The Witcher of course has Geralt whose misogyny is accepted because of the books. Meanwhile if developers made a Conan game would he be portrayed as a racist?

Kingdoms of Amalur treats the female character like she is a man (constant flirts from female characters) to the extent where she is forced to marry a women if she wants to complete a quest line, there is no option to just say 'No' and complete the quest that way.

Risen 2 has dismissed a playable female out of hand even though their protagonist is 'The nameless hero' and plenty of women were involved in piracy.

I don't mean to go into tin foil hat territory here but as someone who has been gaming for a very long time it almost feels like we are going backwards with gender acceptance in games (outside of Bioware.) and the mainstay excuse of devs seems to be that mistreatment of women is part of their universe or time period and so must be accepted out of hand.
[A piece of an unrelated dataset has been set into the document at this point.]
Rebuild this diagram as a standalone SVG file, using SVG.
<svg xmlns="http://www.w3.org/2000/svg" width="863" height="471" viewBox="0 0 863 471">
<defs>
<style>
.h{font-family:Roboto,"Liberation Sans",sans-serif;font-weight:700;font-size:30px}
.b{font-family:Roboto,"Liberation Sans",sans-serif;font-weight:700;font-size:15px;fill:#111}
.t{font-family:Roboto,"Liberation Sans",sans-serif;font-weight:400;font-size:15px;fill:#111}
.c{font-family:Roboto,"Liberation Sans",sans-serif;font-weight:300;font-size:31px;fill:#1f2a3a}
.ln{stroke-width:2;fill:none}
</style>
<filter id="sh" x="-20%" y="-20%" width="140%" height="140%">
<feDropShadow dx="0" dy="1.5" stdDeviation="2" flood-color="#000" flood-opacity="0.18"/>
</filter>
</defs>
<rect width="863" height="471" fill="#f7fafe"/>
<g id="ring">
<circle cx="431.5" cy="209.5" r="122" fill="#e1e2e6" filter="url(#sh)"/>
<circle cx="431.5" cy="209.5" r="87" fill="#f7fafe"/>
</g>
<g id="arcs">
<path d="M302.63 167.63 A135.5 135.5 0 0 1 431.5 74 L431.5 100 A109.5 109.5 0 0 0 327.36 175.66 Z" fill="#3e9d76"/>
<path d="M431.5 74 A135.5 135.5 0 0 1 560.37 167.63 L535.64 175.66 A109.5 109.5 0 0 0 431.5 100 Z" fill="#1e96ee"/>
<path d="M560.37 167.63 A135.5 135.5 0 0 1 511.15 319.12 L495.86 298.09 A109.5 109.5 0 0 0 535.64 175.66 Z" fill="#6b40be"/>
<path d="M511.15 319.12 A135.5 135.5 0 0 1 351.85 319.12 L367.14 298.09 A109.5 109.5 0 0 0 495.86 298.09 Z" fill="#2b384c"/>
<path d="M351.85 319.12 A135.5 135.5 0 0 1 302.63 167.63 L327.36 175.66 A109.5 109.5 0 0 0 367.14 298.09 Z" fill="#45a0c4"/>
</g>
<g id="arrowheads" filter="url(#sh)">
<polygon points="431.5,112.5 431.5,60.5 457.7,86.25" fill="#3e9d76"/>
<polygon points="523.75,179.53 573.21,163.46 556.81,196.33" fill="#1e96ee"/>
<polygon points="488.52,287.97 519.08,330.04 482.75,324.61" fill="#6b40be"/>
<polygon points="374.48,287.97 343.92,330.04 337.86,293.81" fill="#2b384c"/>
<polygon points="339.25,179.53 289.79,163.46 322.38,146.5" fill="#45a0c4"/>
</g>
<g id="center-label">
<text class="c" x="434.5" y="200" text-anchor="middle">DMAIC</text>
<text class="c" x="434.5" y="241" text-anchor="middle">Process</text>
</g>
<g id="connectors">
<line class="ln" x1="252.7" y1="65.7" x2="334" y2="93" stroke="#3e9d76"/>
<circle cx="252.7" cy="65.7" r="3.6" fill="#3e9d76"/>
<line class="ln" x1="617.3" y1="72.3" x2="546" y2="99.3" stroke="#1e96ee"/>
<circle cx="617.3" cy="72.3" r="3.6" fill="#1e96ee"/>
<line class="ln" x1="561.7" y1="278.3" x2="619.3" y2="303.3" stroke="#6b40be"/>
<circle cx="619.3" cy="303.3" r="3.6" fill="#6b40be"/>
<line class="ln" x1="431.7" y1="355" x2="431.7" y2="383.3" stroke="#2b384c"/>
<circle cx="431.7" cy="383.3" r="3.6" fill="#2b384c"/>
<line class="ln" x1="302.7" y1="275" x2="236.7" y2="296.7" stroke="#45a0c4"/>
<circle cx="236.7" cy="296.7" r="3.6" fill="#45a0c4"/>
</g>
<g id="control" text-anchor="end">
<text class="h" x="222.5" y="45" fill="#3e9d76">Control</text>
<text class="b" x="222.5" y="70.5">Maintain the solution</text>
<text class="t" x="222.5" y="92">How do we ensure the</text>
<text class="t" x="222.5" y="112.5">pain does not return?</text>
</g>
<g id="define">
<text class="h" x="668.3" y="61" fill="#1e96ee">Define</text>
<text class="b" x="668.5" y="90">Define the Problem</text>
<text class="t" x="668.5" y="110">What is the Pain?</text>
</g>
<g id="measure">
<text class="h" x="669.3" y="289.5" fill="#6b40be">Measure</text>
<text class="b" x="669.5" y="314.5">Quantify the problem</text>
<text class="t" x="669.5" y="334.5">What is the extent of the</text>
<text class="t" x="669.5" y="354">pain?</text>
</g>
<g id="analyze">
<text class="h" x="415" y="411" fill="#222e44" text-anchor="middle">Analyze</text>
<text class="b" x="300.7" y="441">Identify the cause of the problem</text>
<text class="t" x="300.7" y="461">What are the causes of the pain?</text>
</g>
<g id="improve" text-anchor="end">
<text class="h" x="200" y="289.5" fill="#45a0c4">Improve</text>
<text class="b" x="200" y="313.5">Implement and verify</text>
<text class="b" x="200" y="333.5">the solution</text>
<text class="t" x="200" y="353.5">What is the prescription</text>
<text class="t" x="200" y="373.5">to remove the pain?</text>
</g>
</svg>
These are often in games where there are giant bug monsters or other fantastic occurrences.

Sometimes I wonder whether we will ever be accepted as part of gaming or the very excuse of 'men are our main demographic' is going to discourage women from playing games and therefore not allow the demographic to balance out.

I know that I'm in the minority here and I'm probably going to get shouted down pretty badly but please think about what it's like to grow up loving a past-time that no one seems to want you to be involved in.
Blame Western developers and the Western audience. JRPG's get poo flung at them for doing the exact opposite of what your saying.